Smoking cigarettes while infected with a virus linked to cervical cancer increases the risk for the disease, researchers have found.
The risk of cervical cancer — of the type confined to the surface layer of the cervix — was higher among smokers with high levels of human papillomavirus Type 16, which is most closely linked to the cancer.
"Our initial analyses centred on whether smoking was an independent risk factor for cervical cancer," said the study's lead author, Dr.

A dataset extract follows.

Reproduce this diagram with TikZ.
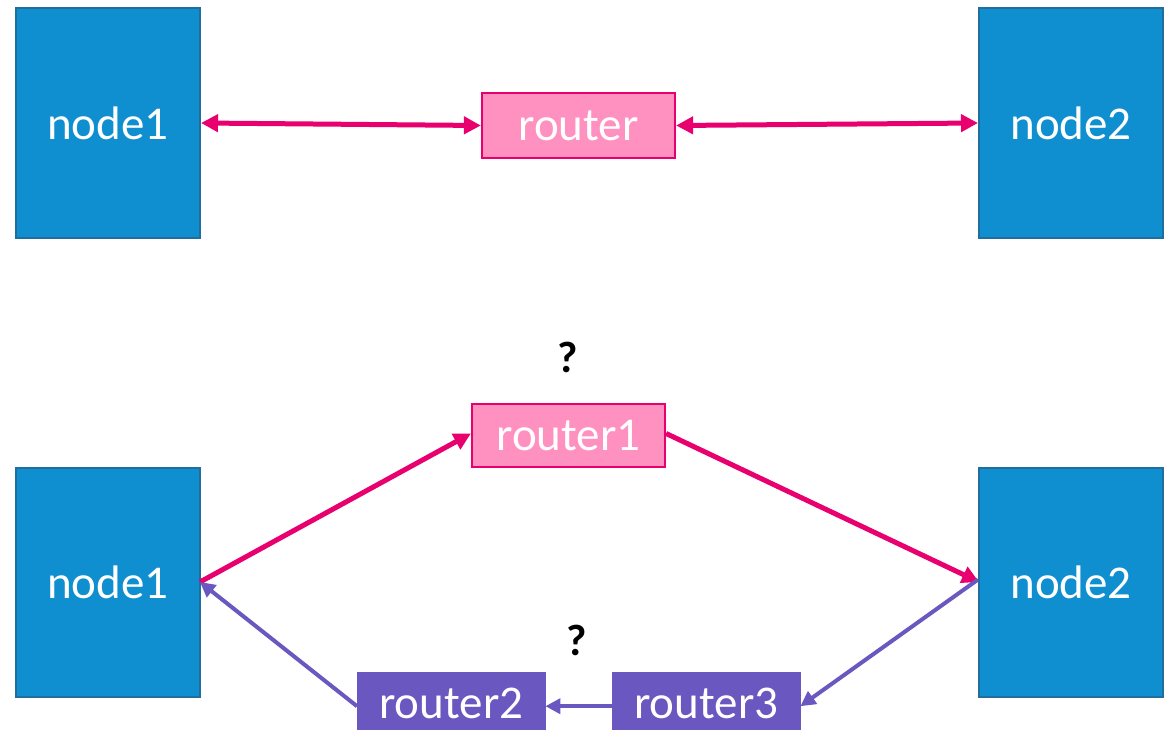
\documentclass[tikz,border=0pt]{standalone}
\usepackage{fontspec}
\setmainfont{Carlito}
\usetikzlibrary{arrows.meta}
\definecolor{hostblue}{HTML}{0F8FD0}
\definecolor{hostedge}{HTML}{1F6E9E}
\definecolor{pinkfill}{HTML}{FF91C1}
\definecolor{pinkline}{HTML}{E8006E}
\definecolor{purplebox}{HTML}{6A57C0}
\tikzset{
  host/.style={draw=hostedge, line width=2pt, fill=hostblue, text=white,
    minimum width=184pt, minimum height=229pt, inner sep=0pt, font=\fontsize{47}{54}\selectfont},
  pinkrouter/.style={draw=pinkline, line width=2.2pt, fill=pinkfill, text=white,
    inner sep=0pt, font=\fontsize{47}{54}\selectfont},
  purplerouter/.style={draw=purplebox, fill=purplebox, text=white,
    inner sep=0pt, font=\fontsize{47}{54}\selectfont},
  pinktip/.style={},
  pinklink/.style={draw=pinkline, line width=5pt, -{Triangle[length=17pt,width=17pt]}},
  purplelink/.style={draw=purplebox, line width=4pt, -{Triangle[length=15pt,width=15pt]}},
  qmark/.style={font=\bfseries\fontsize{44}{48}\selectfont, text=black}
}
\begin{document}
\begin{tikzpicture}[x=1pt,y=-1pt]
\useasboundingbox (0,0) rectangle (1174,730);
% upper diagram: one router between two hosts
\node[host] (a1) at (108,123) {node1};
\node[host] (b1) at (1071,123) {node2};
\node[pinkrouter, minimum width=193pt, minimum height=65pt] (r) at (578.5,125.5) {router};
\draw[pinklink, {Triangle[length=17pt,width=17pt]}-{Triangle[length=17pt,width=17pt]}] (a1.east) -- (r.west);
\draw[pinklink, {Triangle[length=17pt,width=17pt]}-{Triangle[length=17pt,width=17pt]}] (r.east) -- (b1.west);
% lower diagram: asymmetric paths
\node[host] (a2) at (108,582.5) {node1};
\node[host] (b2) at (1071,582.5) {node2};
\node[pinkrouter, minimum width=193pt, minimum height=63pt] (r1) at (568.5,435.5) {router1};
\node[purplerouter, minimum width=188pt, minimum height=62pt, anchor=north west] (r2) at (357,672) {router2};
\node[purplerouter, minimum width=188pt, minimum height=62pt, anchor=north west] (r3) at (612,672) {router3};
\node[qmark] (q1) at (568,357) {?};
\node[qmark] (q2) at (577,640) {?};
\coordinate (a2e) at (200,582);
\coordinate (b2w) at (979,582);
\draw[pinklink] (a2e) -- ([yshift=2pt]r1.west);
\draw[pinklink] ([yshift=2pt]r1.east) -- (b2w);
\draw[purplelink] ([yshift=3pt]b2.west) -- ([yshift=-3pt]r3.east);
\draw[purplelink] ([yshift=-3pt]r3.west) -- ([yshift=-3pt]r2.east);
\draw[purplelink] ([yshift=-3pt]r2.west) -- (a2e);
\end{tikzpicture}
\end{document}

Anthony Gunnell, of the Karolinska Institute in Stockholm.
In the study, Gunnell's team compared levels of HPV-16 in cervical smears and smoking among 275 women with the disease and 363 controls.
Current smokers with HPV-16 had a 14-fold increased risk over women who tested negative for the virus and smoked, the researchers report in the November issue of Cancer Epidemiology, Biomarkers & Prevention.

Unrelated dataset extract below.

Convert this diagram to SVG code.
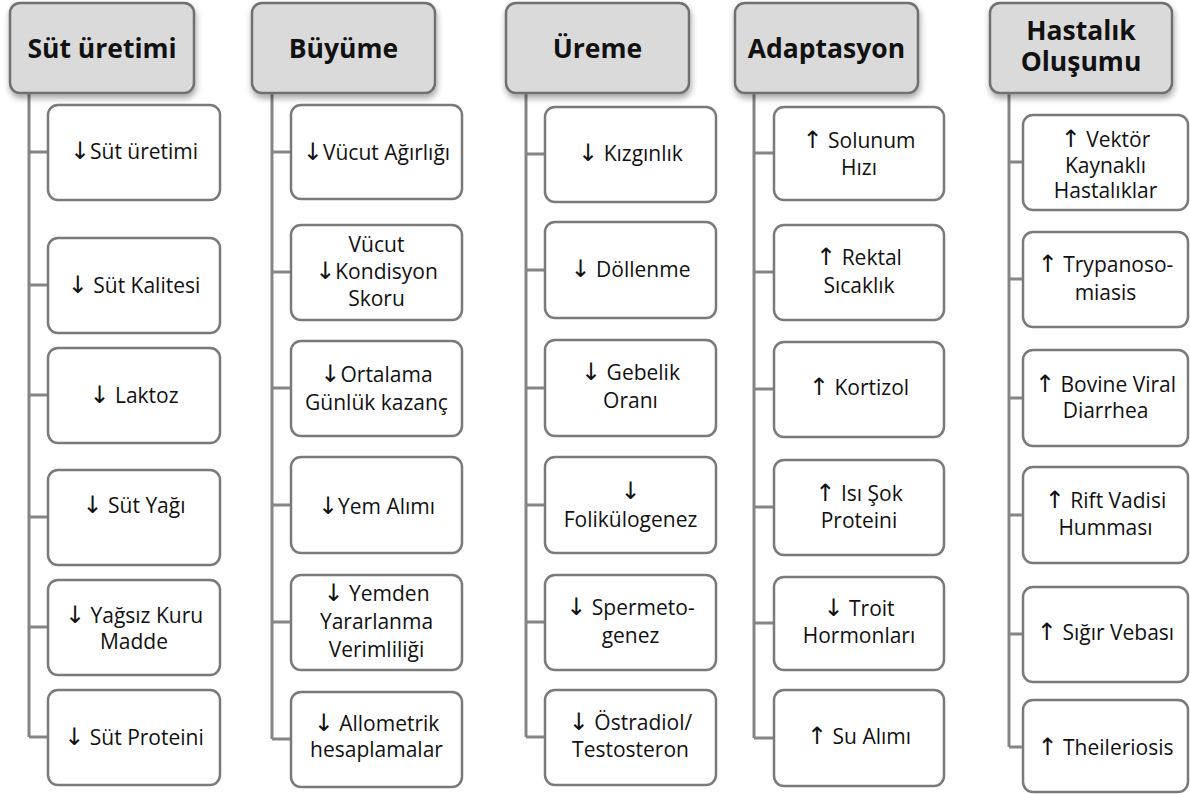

In women who were smokers and had high virus levels, the risk jumped 27-fold compared with non-smokers who were negative for HPV-16.
Non-smoking women with high virus loads had a six-fold risk compared with HPV-negative non-smokers, the researchers said.
The findings suggest a synergistic relationship between HPV and smoking that greatly increases the likelihood of developing cervical cancer, Gunnell said. "This would put them in a risk group worthy of careful monitoring."
There was also a link between smoking duration and cancer. Localized immune suppression, the fuelling of tumour growth or a combination could be behind it, Gunnell speculated.
The research was supported by the U.S. National Institutes of Health, the Swedish Cancer Society and the Danish National Research Foundation.